Соглашаясь на эту жертву, Робеспьер одним ударом уничтожал соперника, возвращал правительству его репутацию энергичного и бескомпромиссного, а главное – усиливал свою славу как поборника добродетели, карая человека, обвиняемого в любви к деньгам и удовольствиям. Кроме того, его уговаривали на эту жертву все его товарищи, завидовавшие Дантону еще более его самого. Кутону и Колло д’Эрбуа было небезызвестно, что знаменитый трибун относится к Робеспьеру с некоторым пренебрежением. Бийо, человек холодный и при этом кровожадный, находил в Дантоне что-то великое, подавляющее. Сен-Жюст, суровый и гордый догматик, чувствовал антипатию к деятельному, великодушному, щедрому революционеру и ясно видел, что умри Дантон, он, Сен-Жюст, сделается вторым лицом в Республике. Наконец, все знали, что, предлагая обновить состав комитета, Дантон думал оставить одного Робеспьера. Поэтому все обступили Робеспьера, и не понадобилось слишком больших усилий, чтобы вырвать у него решение, столь приятное его гордости. Неизвестно, вследствие каких объяснений состоялось это решение и в какой именно день, но вдруг все сделались таинственными и грозными.

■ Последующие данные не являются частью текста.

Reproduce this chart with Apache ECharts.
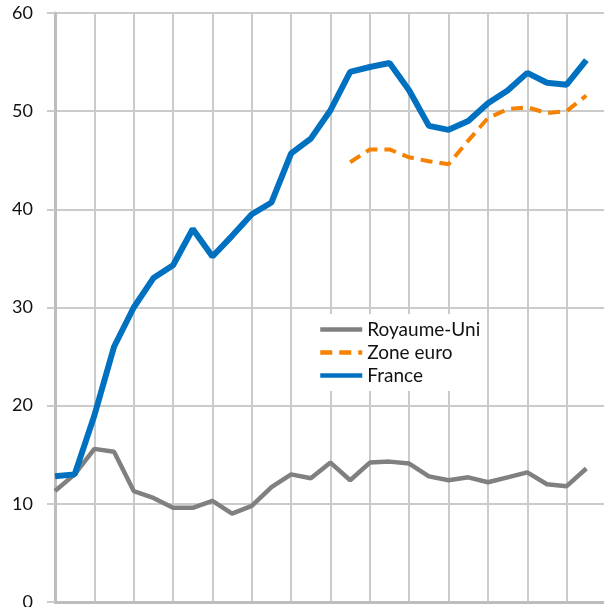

В Конвенте, в Клубе якобинцев хранили глубокое молчание, но зловещие слухи начали ходить в городе – слухи о том, что Дантон, Демулен, Филиппо и Лакруа скоро будут принесены в жертву для упрочения власти их товарищей. Общие друзья Робеспьера и Дантона, пугаясь этих слухов и понимая, что после подобного акта уже ни одна голова не будет в безопасности, полагая, что и самому Робеспьеру нельзя будет жить спокойно, старались сблизить их и уговаривали объясниться. Робеспьер заперся в упорном молчании, не ответил на эти попытки и соблюдал суровую сдержанность. Когда ему стали говорить о давнишней дружбе с Дантоном, он лицемерно отвечал, что не может ничего сделать; что он ни за ни против своего товарища и на то и существует правосудие, чтобы защитить невинность; что же касается его лично, то вся жизнь его была жертвою чувств отечеству, и если его друг виновен, он с прискорбием пожертвует им Республике, но пожертвует как всеми прочими.

Стало ясно, что всё кончено, что лицемерный соперник Дантона не хочет быть ему ничем обязанным и предоставляет себе относительно него полную свободу действий. В самом деле, слухи о скором аресте подтверждались всё более. Друзья Дантона собирались у него, приставали, уговаривая стряхнуть нашедшую на него вялость и лень, опять выступить и показать это грозное чело, которое никогда не показывалось среди бури даром. «Знаю, – говорил Дантон на это, – они хотят арестовать меня… Да нет! – спохватывался он затем, – они не посмеют!..» Что ему оставалось делать? Бежать не было возможности. Какая страна захотела бы приютить у себя этого колосса? Да и неужели ему следовало подтвердить своим бегством клевету, распускаемую его врагами? Наконец, он любил свою родину. «Разве отечество можно унести с собою на подметках башмаков?» – говаривал он.